Allah Ta’ala berfirman:

وَكَاَيِّنْ مِّنْ دَاۤبَّةٍ لَّا تَحْمِلُ رِزْقَهَاۖ اللّٰهُ يَرْزُقُهَا وَاِيَّاكُمْ وَهُوَ السَّمِيْعُ الْعَلِيْمُ

“Dan berapa banyak binatang yang tidak (dapat) membawa (mengurus) rezekinya sendiri. Allah-lah yang memberi rezeki kepadanya dan kepadamu dan Dia Maha Mendengar dan Maha Mengetahui.” (QS. Al-‘Ankabut [29]: 60)

Sementara itu, maksud dari “kekuranganmu dalam melaksanakan apa yang diminta darimu” ialah kekurangan dalam melaksanakan amalan-amalan yang bisa membimbingmu menempuh jalan menuju Tuhanmu, seperti dzikir, shalat, dan wirid.

Allah Ta’ala berfirman:

وَمَا خَلَقْتُ الْجِنَّ وَالْاِنْسَ اِلَّا لِيَعْبُدُوْنِ

“Dan Aku tidak menciptakan jin dan manusia melainkan supaya mereka mengabdi kepada-Ku.” (QS. Az-Zariyat [51]: 56)

Yang dituntut dari seorang murid ialah terus berusaha memberi makan ruh dengan dzikir-dzikir kepada Allah Ta’ala dan melakukan amalan-amalan yang mendekatkan diri kepada-Nya; bukan memberi makan yang lainnya karena itu sudah menjadi wewenang Tuhannya.

Buta mata hati maknanya, hati tidak lagi bisa melihat berbagai perkara maknawi, sebagaimana mata dapat melihat perkara-perkara indrawi.

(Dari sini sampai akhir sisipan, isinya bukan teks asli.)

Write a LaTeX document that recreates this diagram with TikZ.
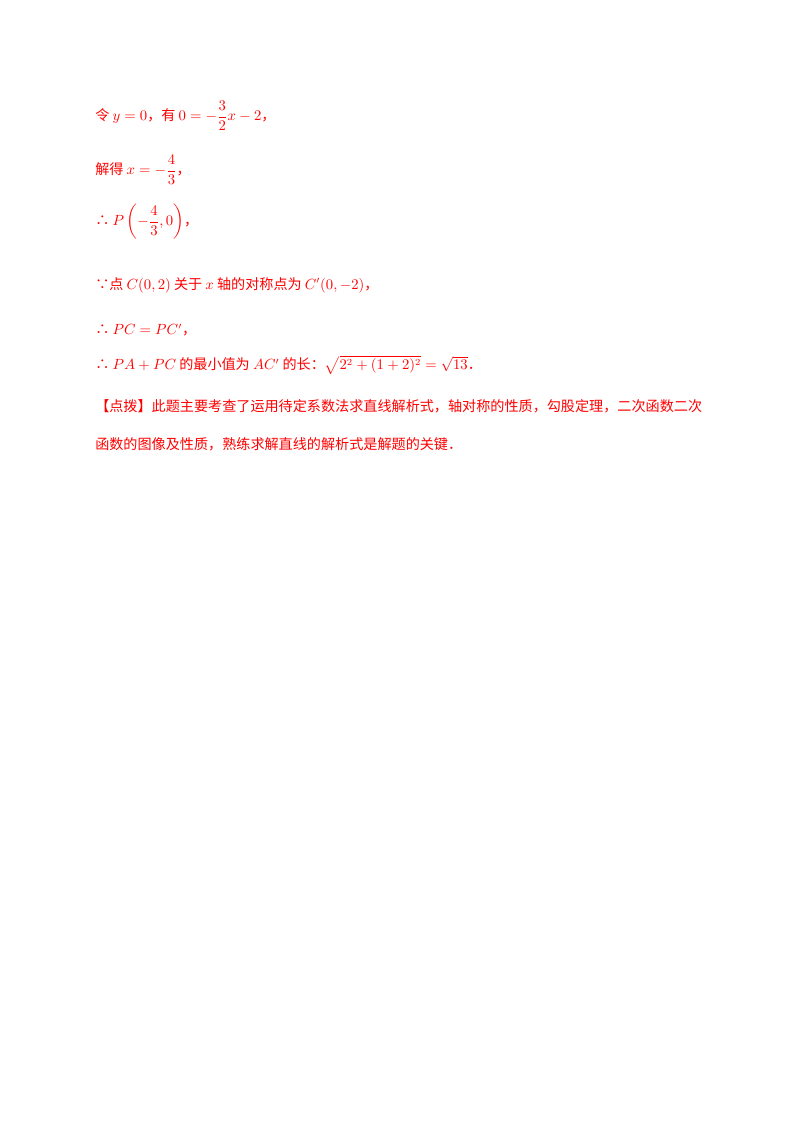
\documentclass[tikz,border=0pt]{standalone}
\usepackage{amsmath}
\usepackage{fontspec}
\setmainfont{Noto Sans CJK SC}
\definecolor{txtred}{RGB}{255,0,0}
\begin{document}
\begin{tikzpicture}[x=0.744pt,y=-0.744pt,
  line/.style={anchor=west,inner sep=0pt,text=txtred,font=\fontsize{10.5}{12}\selectfont}]
\useasboundingbox (0,0) rectangle (800,1132);
\node[line] (l1) at (95,116) {令 $y=0$，有 $0=-\dfrac{3}{2}x-2$，};
\node[line] (l2) at (95,170) {解得 $x=-\dfrac{4}{3}$，};
\node[line] (l3) at (95,222) {∴ $P\left(-\dfrac{4}{3},0\right)$，};
\node[line] (l4) at (95,285) {∵点 $C(0,2)$ 关于 $x$ 轴的对称点为 $C'(0,-2)$，};
\node[line] (l5) at (95,330) {∴ $PC=PC'$，};
\node[line] (l6) at (95,365) {∴ $PA+PC$ 的最小值为 $AC'$ 的长：$\sqrt{2^2+(1+2)^2}=\sqrt{13}$．};
\node[line] (l7) at (95,406) {【点拨】此题主要考查了运用待定系数法求直线解析式，轴对称的性质，勾股定理，二次函数二次};
\node[line] (l8) at (95,444) {函数的图像及性质，熟练求解直线的解析式是解题的关键．};
\end{tikzpicture}
\end{document}
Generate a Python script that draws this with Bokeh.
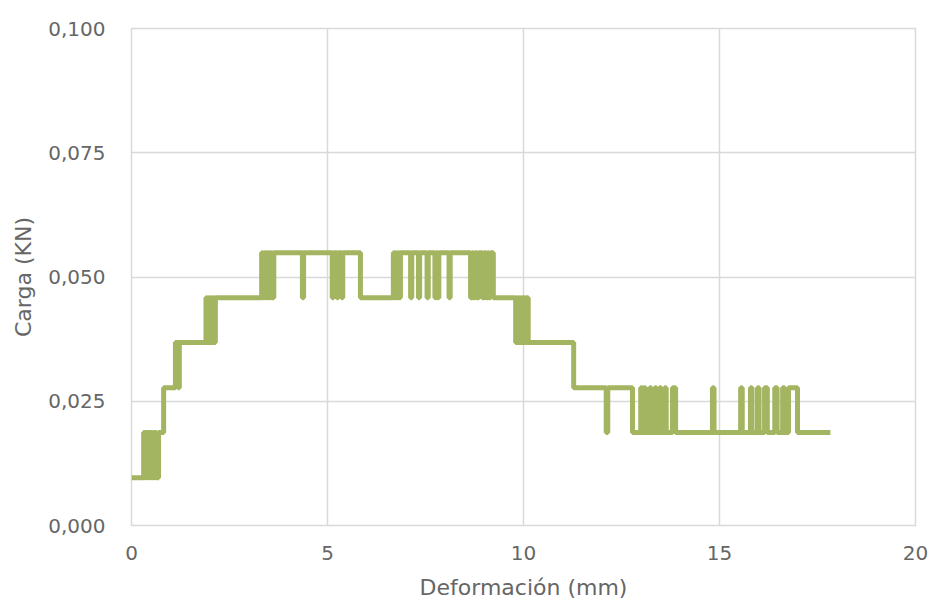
from bokeh.plotting import figure
from bokeh.models import FixedTicker, Range1d
from bokeh.embed import file_html
from bokeh.resources import INLINE

# Load-cell resolution levels (kN)
A, B, C, D, E, F = 0.0096, 0.0187, 0.0277, 0.0368, 0.0458, 0.0549

# Deformation (mm) where the load reading changes, and the reading from there on
deformacion = [
    0.00, 0.31, 0.34, 0.37, 0.40, 0.43, 0.46, 0.49, 0.52, 0.55, 0.58, 0.61, 0.64, 0.69,
    0.82, 1.12, 1.19, 1.22,
    1.90, 1.93, 1.96, 1.99, 2.02, 2.05, 2.08, 2.11, 2.14,
    3.32, 3.35, 3.38, 3.41, 3.44, 3.47, 3.50, 3.53, 3.56, 3.59, 3.63,
    4.36, 4.39, 5.12, 5.15, 5.24, 5.27, 5.36, 5.39, 5.84,
    6.68, 6.71, 6.74, 6.77, 6.80, 6.83, 6.86, 6.91,
    7.12, 7.15, 7.32, 7.35, 7.54, 7.57, 7.74, 7.77, 7.81, 7.84,
    8.10, 8.13, 8.65, 8.69, 8.73, 8.77, 8.82, 8.86, 8.95, 8.99,
    9.04, 9.08, 9.12, 9.16, 9.23,
    9.80, 9.83, 9.86, 9.89, 9.92, 9.95, 9.98, 10.01, 10.04, 10.07, 10.12,
    11.28, 12.11, 12.15, 12.78,
    12.99, 13.03, 13.07, 13.11, 13.22, 13.26, 13.35, 13.39, 13.47, 13.51,
    13.60, 13.64, 13.80, 13.88,
    14.82, 14.86, 15.54, 15.58, 15.79, 15.83, 15.97, 16.01, 16.15, 16.22,
    16.41, 16.47, 16.61, 16.66, 16.76, 16.99,
    17.83,
]
carga = [
    A, B, A, B, A, B, A, B, A, B, A, B, A, B,
    C, D, C, D,
    E, D, E, D, E, D, E, D, E,
    F, E, F, E, F, E, F, E, F, E, F,
    E, F, E, F, E, F, E, F, E,
    F, E, F, E, F, E, F, F,
    E, F, E, F, E, F, E, F, E, F,
    E, F, E, F, E, F, E, F, E, F,
    E, F, E, F, E,
    D, E, D, E, D, E, D, E, D, E, D,
    C, B, C, B,
    C, B, C, B, C, B, C, B, C, B,
    C, B, C, B,
    C, B, C, B, C, B, C, B, C, B,
    C, B, C, B, C, B,
    B,
]

x_ticks = [0, 5, 10, 15, 20]
y_ticks = [0.0, 0.025, 0.05, 0.075, 0.1]
y_labels = ["0,000", "0,025", "0,050", "0,075", "0,100"]

FONT = "DejaVu Sans"
TEXT = "#666666"
GRID = "#d9d9d9"

p = figure(
    width=931, height=602,
    output_backend="svg", toolbar_location=None,
    x_range=Range1d(0, 20), y_range=Range1d(0, 0.1),
    min_border_left=131, min_border_right=16,
    min_border_top=28, min_border_bottom=76,
)
p.outline_line_color = GRID
p.outline_line_width = 1.5
p.background_fill_color = "white"
p.border_fill_color = "white"

p.step(deformacion, carga, mode="after", line_color="#a3b560", line_width=5)

for ax in (p.xaxis, p.yaxis):
    ax.axis_line_color = None
    ax.major_tick_line_color = None
    ax.minor_tick_line_color = None
    ax.major_label_text_font = FONT
    ax.major_label_text_font_size = "20px"
    ax.major_label_text_color = TEXT
    ax.axis_label_text_font = FONT
    ax.axis_label_text_font_size = "22px"
    ax.axis_label_text_font_style = "normal"
    ax.axis_label_text_color = TEXT

p.xaxis.ticker = FixedTicker(ticks=x_ticks)
p.yaxis.ticker = FixedTicker(ticks=y_ticks)
p.yaxis.major_label_overrides = dict(zip(y_ticks, y_labels))
p.xaxis.major_label_standoff = 14
p.yaxis.major_label_standoff = 20
p.xaxis.axis_label = "Deformación (mm)"
p.yaxis.axis_label = "Carga (KN)"
p.xaxis.axis_label_standoff = 12
p.yaxis.axis_label_standoff = 9

for g in (p.xgrid, p.ygrid):
    g.grid_line_color = GRID
    g.grid_line_width = 1.5

open("out.html", "w").write(file_html(p, INLINE))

Dalam hikmah di atas, Syaikh Ibnu Atha’illah menggunakan lafadz “kegigihan” untuk menyatakan bahwa mencari rezeki yang dilakukan sekadarnya dan tanpa kegigihan tidak dilarang bagi seorang murid karena tidak menyebabkan buta mata hatinya. Wallaahu a’lam

Key Semesta Kimia

Rahmat dan karunia telah Allah berikan semuanya inilah jaminan yang telah Allah berikan kepada seluruh makhluknya. Kekurangan kita adalah kualitas penghambaan kita di hadapan Allah. Karena itu yang harus diperjuangkan adalah meningkatkan kualitas ibadah kita, meningkatkan kualitas bekerja kita sehingga mencapai kualitas bekerja yang bernilai ibadah. Meningkatkan kualitas ibadah dan ingatan kita kepada Allah (dzikir) dengan senantiasa menjaga kehadiran Allah dalam seluruh gerak dan hembusan nafas kita.

Al-Hikam Ke-04 : Orang ‘Arif Tidak Mencampuri Urusan Allah (2)

Posted in Hikam, Hikam - Syekh Abdullah Asy-Syarqawi on April 28, 2023 by jamiludin

أَرِحْ نــَفْسَـكَ مِنَ الـتَّدْبِــيْرِ، فَمَا قَامَ بِـهِ غَيْرُ كَ عَـنْكَ لاَ تَـقُمْ بِـهِ لِنَفْسِكَ

“Istirahatkan dirimu dari kesibukan mengurusi duniamu. Urusan yang telah diatur Allah tak perlu kau sibuk ikut campur.”

Ulasan Syaikh Abdullah asy-Syarqawi:

Seseorang kerap merencanakan berbagai hal bagi dirinya sesuai dengan keinginan nafsunya. Kemudian, untuk menggapai rencana yang telah ditetapkannya itu, ia melakukan berbagai pekerjaan yang menyibukkan dirinya. Tentu saja, hal ini akan membuatnya lelah. Bahkan mungkin pula kecewa, terutama bila sebagian besar perkara yangg telah direncanakannya itu tidak berhasil diwujudkan.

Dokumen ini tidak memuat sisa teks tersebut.